GameSpy is offering up an extensive five-page BioShock interview with Irrational Games' fearless leader, Ken Levine.
Q: In the years since System Shock 2, it's gained a huge cult status among hardcore gamers. Where is your middle ground between satisfying the expectations of that demographic, while making a game that's accessible to gamers who've never played a System Shock, or who are primarily shooter fans?
A: If you look at BioShock from a hardcore gamer perspective, it's everything that we wanted both System Shocks to be in terms of visuals and depth; it's just that we didn't have the resources possible back then to do it. I don't know how far you got in the first demo, or with Arcadia, but the amount of depth is where we want it to be. There's the idea, not just of numbers and polygons and what's under the hood, but what you can do in battle.
If you look at what you can do in a battle in System Shock 2 versus what you can do with BioShock in a battle, there's no question. The choices that you have in a battle are paradigms away than what you had in past Shock games. The depth of the story, of visual storytelling, I'm sure that we'll get some interesting reactions. I got a call from this guy one night, who was a hardcore Shock 1 fan, and I don't know how he got my number, but he had a forty-five minute long conversation asking me "Will you have Feature X?" "Will you have Y supply?"
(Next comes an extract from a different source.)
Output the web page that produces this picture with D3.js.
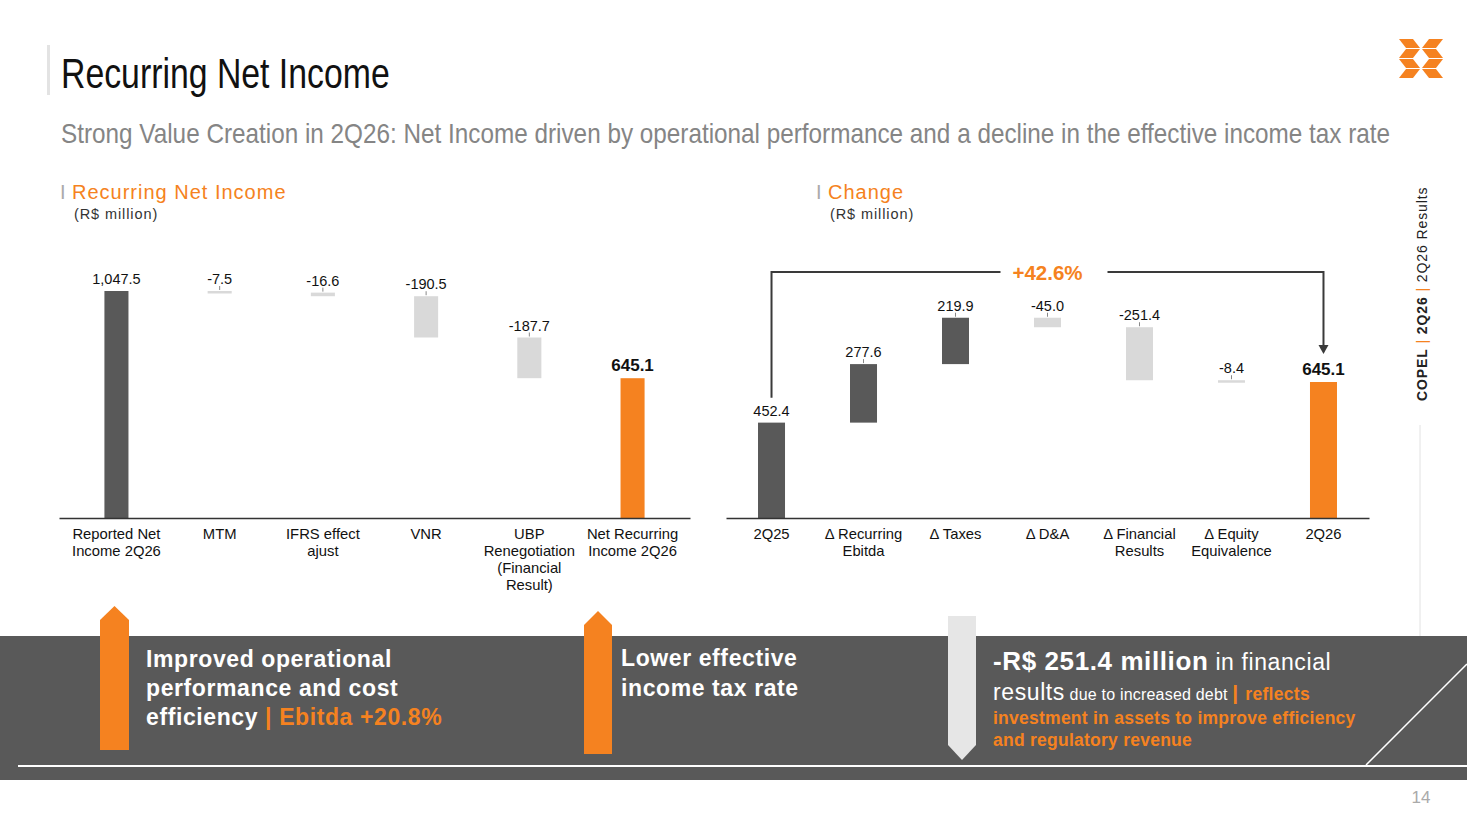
<!DOCTYPE html>
<html>
<head>
<meta charset="utf-8">
<script src="https://cdn.jsdelivr.net/npm/d3@7"></script>
<style>
  body { margin: 0; background: #fff; }
  svg { display: block; font-family: "Liberation Sans", Arial, sans-serif; }
</style>
</head>
<body>
<div id="chartContainer"></div>
<script>
// left waterfall
const leftLabels = [
    ['Reported Net', 'Income 2Q26'],
    ['MTM'],
    ['IFRS effect', 'ajust'],
    ['VNR'],
    ['UBP', 'Renegotiation', '(Financial', 'Result)'],
    ['Net Recurring', 'Income 2Q26']
];
const leftValues = [1047.5, -7.5, -16.6, -190.5, -187.7, 645.1];
const leftText = ['1,047.5', '-7.5', '-16.6', '-190.5', '-187.7', '645.1'];
const leftTotals = [true, false, false, false, false, true];

// right waterfall
const rightLabels = [
    ['2Q25'],
    ['Δ Recurring', 'Ebitda'],
    ['Δ Taxes'],
    ['Δ D&A'],
    ['Δ Financial', 'Results'],
    ['Δ Equity', 'Equivalence'],
    ['2Q26']
];
const rightValues = [452.4, 277.6, 219.9, -45.0, -251.4, -8.4, 645.1];
const rightTotals = [true, false, false, false, false, false, true];
const growthLabel = '+42.6%';

const orange = '#f58220';
const dark = '#595959';
const light = '#d9d9d9';

const svg = d3.select('#chartContainer')
    .append('svg')
    .attr('width', 1467)
    .attr('height', 825);

// ---- header ----
svg.append('rect').attr('x', 47).attr('y', 45).attr('width', 3).attr('height', 50).attr('fill', '#e3e3e3');
// condensed look: squeeze horizontally
svg.append('text')
    .attr('transform', 'translate(61,88) scale(0.805,1)')
    .attr('font-size', 42).attr('fill', '#111')
    .text('Recurring Net Income');
svg.append('text')
    .attr('transform', 'translate(61,143) scale(0.868,1)')
    .attr('font-size', 28).attr('fill', '#858585')
    .text('Strong Value Creation in 2Q26: Net Income driven by operational performance and a decline in the effective income tax rate');

// logo
const logo = svg.append('g').attr('transform', 'translate(1399,39)').attr('fill', orange);
[
    [[0, 0], [14, 0], [21, 9], [7, 9]],
    [[7, 10], [21, 10], [14, 19], [0, 19]],
    [[44, 0], [30, 0], [23, 9], [37, 9]],
    [[37, 10], [23, 10], [30, 19], [44, 19]]
].forEach(p => {
    logo.append('polygon').attr('points', p.map(d => d.join(',')).join(' '));
    logo.append('polygon').attr('points', p.map(d => [d[0], d[1] + 20].join(',')).join(' '));
});

// side caption
const side = svg.append('text')
    .attr('transform', 'translate(1427,401) rotate(-90)')
    .attr('font-size', 14).attr('letter-spacing', 0.9).attr('fill', '#222');
side.append('tspan').attr('font-weight', 'bold').text('COPEL');
side.append('tspan').attr('fill', orange).text('   |   ');
side.append('tspan').attr('font-weight', 'bold').text('2Q26');
side.append('tspan').attr('fill', orange).text('   |   ');
side.append('tspan').text('2Q26 Results');
svg.append('line').attr('x1', 1420).attr('x2', 1420).attr('y1', 425).attr('y2', 636)
    .attr('stroke', '#e2e2e2').attr('stroke-width', 1);

// section titles
function sectionTitle(x, y, title) {
    svg.append('text').attr('x', x).attr('y', y).attr('font-size', 20).attr('fill', '#aaa').text('I');
    svg.append('text').attr('x', x + 12).attr('y', y).attr('font-size', 20)
        .attr('letter-spacing', 1).attr('fill', orange).text(title);
    svg.append('text').attr('x', x + 14).attr('y', y + 20).attr('font-size', 14.5)
        .attr('letter-spacing', 0.9).attr('fill', '#333').text('(R$ million)');
}
sectionTitle(60, 199, 'Recurring Net Income');
sectionTitle(816, 199, 'Change');

// ---- waterfall builder ----
function waterfall(values, totals, labels, texts, range, pad, yTop) {
    let run = 0;
    const data = values.map((v, i) => {
        let y0, y1;
        if (totals[i]) { y0 = 0; y1 = v; run = v; }
        else { y0 = run; y1 = run + v; run = y1; }
        let color = v < 0 ? light : dark;
        if (totals[i]) color = i === values.length - 1 ? orange : dark;
        return { i, v, y0, y1, color, text: texts[i], lines: labels[i] };
    });

    const x = d3.scaleBand()
        .domain(data.map(d => d.i))
        .range(range)
        .paddingInner(pad[0])
        .paddingOuter(pad[1]);

    const y = d3.scaleLinear()
        .domain([0, d3.max([values[0], values[values.length - 1]])])
        .range([518, yTop]);

    const g = svg.append('g');

    g.selectAll('.bar')
        .data(data)
        .enter()
        .append('rect')
        .attr('class', 'bar')
        .attr('x', d => x(d.i))
        .attr('width', x.bandwidth())
        .attr('y', d => y(Math.max(d.y0, d.y1)))
        .attr('height', d => Math.max(2.5, Math.abs(y(d.y0) - y(d.y1))))
        .attr('fill', d => d.color);

    // little leader ticks
    g.selectAll('.lead')
        .data(data.filter(d => !totals[d.i]))
        .enter()
        .append('line')
        .attr('x1', d => x(d.i) + x.bandwidth() / 2)
        .attr('x2', d => x(d.i) + x.bandwidth() / 2)
        .attr('y1', d => y(Math.max(d.y0, d.y1)) - 5)
        .attr('y2', d => y(Math.max(d.y0, d.y1)) - 1)
        .attr('stroke', '#888').attr('stroke-width', 1);

    g.selectAll('.val')
        .data(data)
        .enter()
        .append('text')
        .attr('class', 'val')
        .attr('x', d => x(d.i) + x.bandwidth() / 2)
        .attr('y', d => y(Math.max(d.y0, d.y1)) - 7)
        .attr('text-anchor', 'middle')
        .attr('font-size', d => d.i === data.length - 1 ? 17 : 14.5)
        .attr('font-weight', d => d.i === data.length - 1 ? 'bold' : 'normal')
        .attr('fill', '#111')
        .text(d => d.text);

    const axis = g.append('g')
        .attr('transform', 'translate(0,518)')
        .call(d3.axisBottom(x).tickSize(0).tickSizeOuter(0).tickFormat(''));
    axis.select('.domain').attr('stroke', '#333').attr('stroke-width', 1.5);

    const lab = g.selectAll('.cat')
        .data(data)
        .enter()
        .append('text')
        .attr('class', 'cat')
        .attr('text-anchor', 'middle')
        .attr('font-size', 14.8)
        .attr('fill', '#111');
    lab.each(function (d) {
        d3.select(this).selectAll('tspan')
            .data(d.lines)
            .enter()
            .append('tspan')
            .attr('x', x(d.i) + x.bandwidth() / 2)
            .attr('y', (l, k) => 539 + k * 17)
            .text(l => l);
    });

    return { x, y };
}

waterfall(leftValues, leftTotals, leftLabels, leftText, [59, 690], [0.767, 0.44], 291);

const rightText = rightValues.map(v => v.toFixed(1));
const rs = waterfall(rightValues, rightTotals, rightLabels, rightText, [726, 1369], [0.7065, 0.348], 382);

// growth bracket
const bx0 = rs.x(0) + rs.x.bandwidth() / 2;
const bx1 = rs.x(rightValues.length - 1) + rs.x.bandwidth() / 2;
const by = 272;
const bracket = svg.append('g').attr('stroke', '#3a3a3a').attr('stroke-width', 2).attr('fill', 'none');
bracket.append('path').attr('d', `M${bx0},${rs.y(rightValues[0]) - 25}V${by}H${(bx0 + bx1) / 2 - 47}`);
bracket.append('path').attr('d', `M${(bx0 + bx1) / 2 + 60},${by}H${bx1}V${rs.y(rightValues[rightValues.length - 1]) - 36}`);
svg.append('path')
    .attr('d', `M${bx1 - 5},${rs.y(rightValues[rightValues.length - 1]) - 37}h10l-5,9z`)
    .attr('fill', '#3a3a3a');
svg.append('text')
    .attr('x', (bx0 + bx1) / 2).attr('y', by + 8)
    .attr('text-anchor', 'middle')
    .attr('font-size', 20.5).attr('font-weight', 'bold').attr('fill', orange)
    .text(growthLabel);

// ---- bottom banner ----
svg.append('rect').attr('x', 0).attr('y', 636).attr('width', 1467).attr('height', 144).attr('fill', dark);
svg.append('line').attr('x1', 18).attr('x2', 1467).attr('y1', 766).attr('y2', 766).attr('stroke', '#fff').attr('stroke-width', 2);
svg.append('line').attr('x1', 1366).attr('x2', 1467).attr('y1', 765).attr('y2', 664).attr('stroke', '#fff').attr('stroke-width', 1.5);

function upArrow(x, top, bottom, w, color) {
    svg.append('path')
        .attr('d', `M${x},${top + 14}L${x + w / 2},${top}L${x + w},${top + 14}V${bottom}H${x}Z`)
        .attr('fill', color);
}
upArrow(100, 606, 750, 29, orange);
upArrow(584, 611, 754, 28, orange);
svg.append('path')
    .attr('d', 'M948,616H976V745L962,760L948,745Z')
    .attr('fill', '#e6e6e6');

function para(x, y, lineH, lines) {
    lines.forEach((parts, k) => {
        const t = svg.append('text').attr('x', x).attr('y', y + k * lineH).attr('fill', '#fff');
        parts.forEach(p => {
            t.append('tspan')
                .attr('font-size', p.s || 23)
                .attr('font-weight', p.b ? 'bold' : 'normal')
                .attr('letter-spacing', p.ls === undefined ? 0.6 : p.ls)
                .attr('fill', p.c || '#fff')
                .text(p.t);
        });
    });
}
para(146, 667, 29, [
    [{ t: 'Improved operational', b: 1 }],
    [{ t: 'performance and cost', b: 1 }],
    [{ t: 'efficiency ', b: 1 }, { t: '| Ebitda +20.8%', b: 1, c: orange }]
]);
para(621, 666, 30, [
    [{ t: 'Lower effective', b: 1 }],
    [{ t: 'income tax rate', b: 1 }]
]);
para(993, 670, 30, [
    [{ t: '-R$ 251.4 million', b: 1, s: 26 }, { t: ' in financial', s: 23 }],
    [{ t: 'results', s: 23 }, { t: ' due to increased debt ', s: 16, ls: 0.2 }, { t: '| ', b: 1, s: 21, c: orange }, { t: 'reflects', b: 1, s: 17.5, ls: 0.3, c: orange }]
]);
para(993, 724, 22, [
    [{ t: 'investment in assets to improve efficiency', b: 1, s: 17.5, ls: 0.25, c: orange }],
    [{ t: 'and regulatory revenue', b: 1, s: 17.5, ls: 0.25, c: orange }]
]);

svg.append('text').attr('x', 1421).attr('y', 803).attr('text-anchor', 'middle')
    .attr('font-size', 17).attr('fill', '#aaa').text('14');
</script>
</body>
</html>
The problem was that he didn't want Shock 2, he wanted more of Shock 1. And he was upset. And I think that the question is: do you want a new experience that evolves past what you've already done? Maybe you guys are in a better position to ask yourselves that. And are you moving that genre ahead? It's not so much about trying to make another game that's like something else, but deepening the genre of game that you're developing, such as by giving the player choice within the game space.